'''
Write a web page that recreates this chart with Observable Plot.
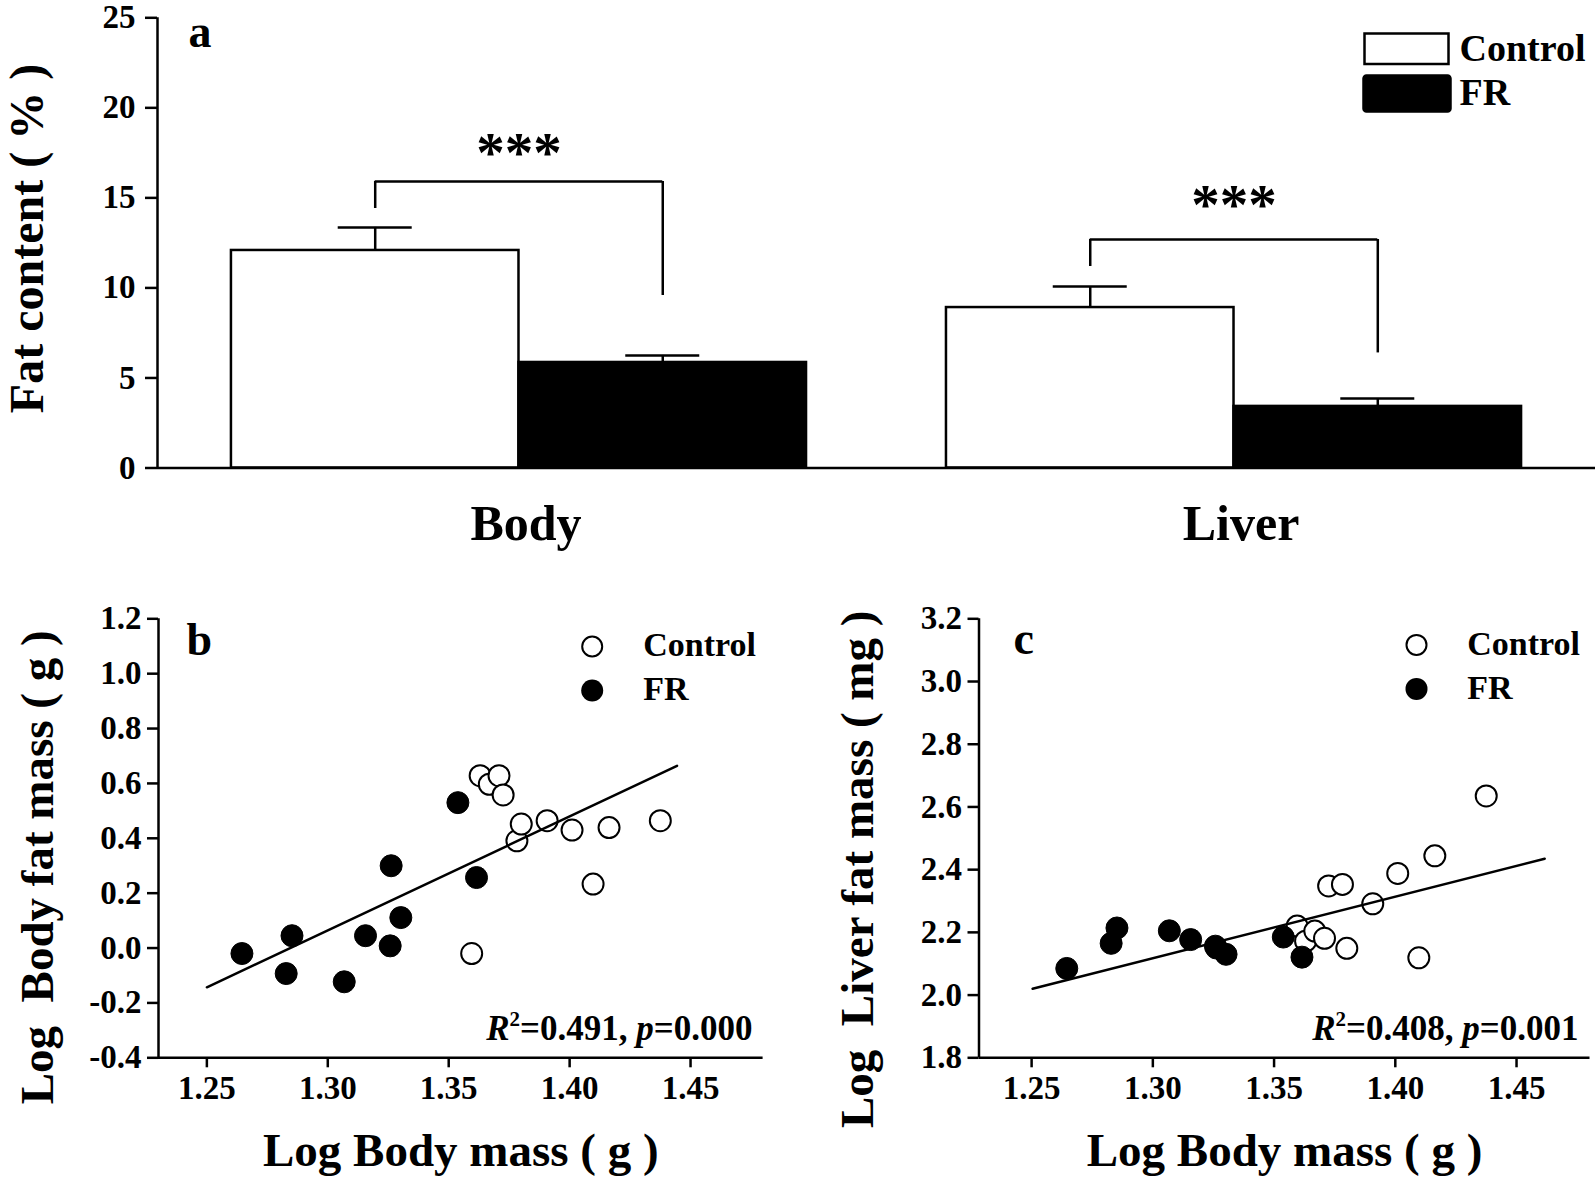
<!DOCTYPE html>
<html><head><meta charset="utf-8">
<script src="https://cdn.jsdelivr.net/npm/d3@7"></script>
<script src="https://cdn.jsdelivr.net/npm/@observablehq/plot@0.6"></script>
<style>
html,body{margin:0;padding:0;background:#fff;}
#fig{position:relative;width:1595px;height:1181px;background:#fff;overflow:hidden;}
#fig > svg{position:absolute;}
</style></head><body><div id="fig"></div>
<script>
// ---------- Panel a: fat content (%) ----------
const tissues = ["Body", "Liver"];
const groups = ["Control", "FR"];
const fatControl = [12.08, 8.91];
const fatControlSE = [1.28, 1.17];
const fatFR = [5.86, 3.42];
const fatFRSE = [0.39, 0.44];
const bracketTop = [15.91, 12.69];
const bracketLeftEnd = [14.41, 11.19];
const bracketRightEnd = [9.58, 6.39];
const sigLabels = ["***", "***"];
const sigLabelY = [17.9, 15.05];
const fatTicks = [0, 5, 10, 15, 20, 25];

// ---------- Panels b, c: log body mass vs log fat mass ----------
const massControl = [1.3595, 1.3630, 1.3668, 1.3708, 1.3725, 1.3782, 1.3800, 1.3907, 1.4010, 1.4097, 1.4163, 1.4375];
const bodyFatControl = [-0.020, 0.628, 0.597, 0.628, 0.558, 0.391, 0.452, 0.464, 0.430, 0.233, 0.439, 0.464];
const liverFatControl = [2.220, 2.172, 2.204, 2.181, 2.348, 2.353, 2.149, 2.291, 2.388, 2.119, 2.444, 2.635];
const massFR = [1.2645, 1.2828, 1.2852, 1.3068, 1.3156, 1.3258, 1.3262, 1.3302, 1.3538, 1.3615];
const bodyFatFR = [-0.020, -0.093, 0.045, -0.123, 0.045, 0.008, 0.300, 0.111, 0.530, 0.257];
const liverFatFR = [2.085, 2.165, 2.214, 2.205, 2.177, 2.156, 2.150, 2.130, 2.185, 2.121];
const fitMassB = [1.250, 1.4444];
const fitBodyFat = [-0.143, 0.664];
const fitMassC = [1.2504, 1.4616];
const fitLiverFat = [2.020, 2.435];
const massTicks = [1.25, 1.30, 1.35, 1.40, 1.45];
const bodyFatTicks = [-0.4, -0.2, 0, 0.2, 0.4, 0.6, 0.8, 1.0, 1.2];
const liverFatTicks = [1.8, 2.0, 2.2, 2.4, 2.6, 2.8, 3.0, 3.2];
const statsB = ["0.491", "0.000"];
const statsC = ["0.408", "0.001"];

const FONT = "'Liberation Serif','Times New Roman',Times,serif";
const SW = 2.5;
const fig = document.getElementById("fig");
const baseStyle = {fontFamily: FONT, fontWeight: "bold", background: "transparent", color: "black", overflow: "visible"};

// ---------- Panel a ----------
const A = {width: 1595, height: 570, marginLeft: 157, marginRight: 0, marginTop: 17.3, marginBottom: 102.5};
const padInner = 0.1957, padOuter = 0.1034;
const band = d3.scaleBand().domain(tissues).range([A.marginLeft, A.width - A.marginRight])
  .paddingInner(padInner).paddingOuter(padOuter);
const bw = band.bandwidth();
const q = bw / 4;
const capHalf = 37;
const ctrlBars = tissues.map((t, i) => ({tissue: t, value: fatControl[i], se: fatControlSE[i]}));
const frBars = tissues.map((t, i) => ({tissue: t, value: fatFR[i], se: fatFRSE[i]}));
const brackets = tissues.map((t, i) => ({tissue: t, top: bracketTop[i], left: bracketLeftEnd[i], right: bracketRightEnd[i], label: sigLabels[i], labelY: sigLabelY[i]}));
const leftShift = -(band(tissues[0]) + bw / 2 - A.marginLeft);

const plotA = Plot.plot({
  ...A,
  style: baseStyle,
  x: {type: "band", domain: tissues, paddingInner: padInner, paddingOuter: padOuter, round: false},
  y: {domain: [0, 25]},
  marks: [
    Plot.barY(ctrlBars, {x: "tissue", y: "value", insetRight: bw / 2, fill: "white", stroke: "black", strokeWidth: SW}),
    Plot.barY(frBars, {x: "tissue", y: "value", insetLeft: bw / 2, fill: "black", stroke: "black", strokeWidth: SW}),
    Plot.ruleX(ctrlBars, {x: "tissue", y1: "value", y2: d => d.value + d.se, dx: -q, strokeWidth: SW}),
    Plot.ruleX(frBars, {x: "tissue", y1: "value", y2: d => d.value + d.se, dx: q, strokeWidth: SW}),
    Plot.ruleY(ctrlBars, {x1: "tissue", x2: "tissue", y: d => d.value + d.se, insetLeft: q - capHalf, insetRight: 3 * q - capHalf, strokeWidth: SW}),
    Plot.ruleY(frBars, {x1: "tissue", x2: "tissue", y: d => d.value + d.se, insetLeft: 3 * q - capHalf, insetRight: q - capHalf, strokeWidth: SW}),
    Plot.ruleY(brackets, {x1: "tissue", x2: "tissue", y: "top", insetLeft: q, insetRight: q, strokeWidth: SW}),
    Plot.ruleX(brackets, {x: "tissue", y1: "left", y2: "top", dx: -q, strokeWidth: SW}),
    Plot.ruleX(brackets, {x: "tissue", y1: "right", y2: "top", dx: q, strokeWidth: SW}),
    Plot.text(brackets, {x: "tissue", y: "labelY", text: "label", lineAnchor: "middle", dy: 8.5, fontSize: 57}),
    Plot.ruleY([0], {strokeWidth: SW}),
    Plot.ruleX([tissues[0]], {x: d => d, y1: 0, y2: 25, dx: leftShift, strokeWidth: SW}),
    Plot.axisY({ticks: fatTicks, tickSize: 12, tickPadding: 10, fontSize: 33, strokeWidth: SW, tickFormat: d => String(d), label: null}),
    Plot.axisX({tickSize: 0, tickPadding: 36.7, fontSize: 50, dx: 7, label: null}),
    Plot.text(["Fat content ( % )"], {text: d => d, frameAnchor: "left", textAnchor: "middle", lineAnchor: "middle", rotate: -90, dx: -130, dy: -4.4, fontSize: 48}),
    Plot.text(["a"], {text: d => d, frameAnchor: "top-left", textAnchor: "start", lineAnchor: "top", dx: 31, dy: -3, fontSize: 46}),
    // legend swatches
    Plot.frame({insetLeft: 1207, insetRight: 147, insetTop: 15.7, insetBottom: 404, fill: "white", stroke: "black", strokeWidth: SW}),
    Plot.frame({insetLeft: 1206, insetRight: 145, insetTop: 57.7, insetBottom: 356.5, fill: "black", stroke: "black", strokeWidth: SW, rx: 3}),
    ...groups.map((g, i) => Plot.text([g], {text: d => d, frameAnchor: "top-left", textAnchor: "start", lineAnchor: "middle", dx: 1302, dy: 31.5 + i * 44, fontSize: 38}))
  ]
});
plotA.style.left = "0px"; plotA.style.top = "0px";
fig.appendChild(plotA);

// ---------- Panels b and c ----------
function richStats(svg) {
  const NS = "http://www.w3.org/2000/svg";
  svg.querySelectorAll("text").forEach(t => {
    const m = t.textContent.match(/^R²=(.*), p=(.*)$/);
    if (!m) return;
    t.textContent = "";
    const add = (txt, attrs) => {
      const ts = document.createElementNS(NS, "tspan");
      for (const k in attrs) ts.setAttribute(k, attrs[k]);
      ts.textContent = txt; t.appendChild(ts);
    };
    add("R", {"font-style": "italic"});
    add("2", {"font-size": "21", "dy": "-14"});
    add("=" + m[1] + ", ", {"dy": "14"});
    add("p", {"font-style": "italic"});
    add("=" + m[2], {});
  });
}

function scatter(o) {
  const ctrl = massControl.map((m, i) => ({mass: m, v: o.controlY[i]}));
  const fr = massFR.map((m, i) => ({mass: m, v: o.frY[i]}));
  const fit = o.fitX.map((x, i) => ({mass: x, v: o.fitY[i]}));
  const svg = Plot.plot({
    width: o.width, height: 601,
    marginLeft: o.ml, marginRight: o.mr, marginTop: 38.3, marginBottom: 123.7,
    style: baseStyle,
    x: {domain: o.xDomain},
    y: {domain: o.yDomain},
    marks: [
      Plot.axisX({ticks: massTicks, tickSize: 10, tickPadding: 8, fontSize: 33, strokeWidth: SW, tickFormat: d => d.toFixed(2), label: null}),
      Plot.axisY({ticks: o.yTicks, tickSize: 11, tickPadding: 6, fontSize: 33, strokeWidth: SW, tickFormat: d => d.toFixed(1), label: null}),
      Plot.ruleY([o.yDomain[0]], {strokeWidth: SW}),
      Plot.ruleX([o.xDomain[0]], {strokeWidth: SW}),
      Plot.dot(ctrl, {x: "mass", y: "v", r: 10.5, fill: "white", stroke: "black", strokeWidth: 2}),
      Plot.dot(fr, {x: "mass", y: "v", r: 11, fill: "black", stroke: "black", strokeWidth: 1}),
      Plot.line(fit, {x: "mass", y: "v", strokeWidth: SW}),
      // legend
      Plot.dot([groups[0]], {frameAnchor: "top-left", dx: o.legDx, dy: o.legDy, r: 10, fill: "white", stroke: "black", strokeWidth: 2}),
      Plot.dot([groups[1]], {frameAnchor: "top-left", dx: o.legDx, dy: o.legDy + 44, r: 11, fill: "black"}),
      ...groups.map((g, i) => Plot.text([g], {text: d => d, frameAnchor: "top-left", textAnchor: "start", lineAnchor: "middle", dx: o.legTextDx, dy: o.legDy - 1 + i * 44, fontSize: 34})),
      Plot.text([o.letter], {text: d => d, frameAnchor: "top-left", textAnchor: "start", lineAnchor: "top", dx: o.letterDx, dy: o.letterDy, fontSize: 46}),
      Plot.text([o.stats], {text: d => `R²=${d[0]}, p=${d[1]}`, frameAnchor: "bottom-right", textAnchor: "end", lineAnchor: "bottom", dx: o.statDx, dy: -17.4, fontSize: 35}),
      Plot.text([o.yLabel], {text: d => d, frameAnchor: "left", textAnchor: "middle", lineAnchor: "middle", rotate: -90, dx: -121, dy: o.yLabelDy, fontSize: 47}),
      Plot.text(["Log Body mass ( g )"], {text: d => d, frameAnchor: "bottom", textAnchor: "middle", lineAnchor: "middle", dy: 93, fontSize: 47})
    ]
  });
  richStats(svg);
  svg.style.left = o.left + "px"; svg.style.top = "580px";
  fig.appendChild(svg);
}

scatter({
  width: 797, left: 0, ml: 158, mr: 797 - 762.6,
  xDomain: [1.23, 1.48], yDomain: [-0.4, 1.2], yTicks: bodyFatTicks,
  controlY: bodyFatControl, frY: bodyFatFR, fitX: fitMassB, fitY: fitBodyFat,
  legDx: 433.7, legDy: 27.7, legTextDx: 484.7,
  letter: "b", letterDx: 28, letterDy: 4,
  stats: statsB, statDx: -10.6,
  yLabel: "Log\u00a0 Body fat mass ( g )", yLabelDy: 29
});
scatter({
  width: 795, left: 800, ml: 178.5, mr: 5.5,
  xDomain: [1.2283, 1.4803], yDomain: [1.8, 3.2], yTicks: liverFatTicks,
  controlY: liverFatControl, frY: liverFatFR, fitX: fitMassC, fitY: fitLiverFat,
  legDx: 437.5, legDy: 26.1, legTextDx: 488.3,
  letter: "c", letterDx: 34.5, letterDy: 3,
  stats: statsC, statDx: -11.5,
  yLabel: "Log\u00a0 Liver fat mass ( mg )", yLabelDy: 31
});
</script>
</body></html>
'''
→ **SHORT EXERCISE**
From the top of the listing above, repeat each line exactly until you reach the line containing "const fatTicks = [0, 5, 10, 15, 20, 25];", and repeat that one too. Leave the pictures out.

→ **RESPONSE FOR THIS EXERCISE**
Write a web page that recreates this chart with Observable Plot.
<!DOCTYPE html>
<html><head><meta charset="utf-8">
<script src="https://cdn.jsdelivr.net/npm/d3@7"></script>
<script src="https://cdn.jsdelivr.net/npm/@observablehq/plot@0.6"></script>
<style>
html,body{margin:0;padding:0;background:#fff;}
#fig{position:relative;width:1595px;height:1181px;background:#fff;overflow:hidden;}
#fig > svg{position:absolute;}
</style></head><body><div id="fig"></div>
<script>
// ---------- Panel a: fat content (%) ----------
const tissues = ["Body", "Liver"];
const groups = ["Control", "FR"];
const fatControl = [12.08, 8.91];
const fatControlSE = [1.28, 1.17];
const fatFR = [5.86, 3.42];
const fatFRSE = [0.39, 0.44];
const bracketTop = [15.91, 12.69];
const bracketLeftEnd = [14.41, 11.19];
const bracketRightEnd = [9.58, 6.39];
const sigLabels = ["***", "***"];
const sigLabelY = [17.9, 15.05];
const fatTicks = [0, 5, 10, 15, 20, 25];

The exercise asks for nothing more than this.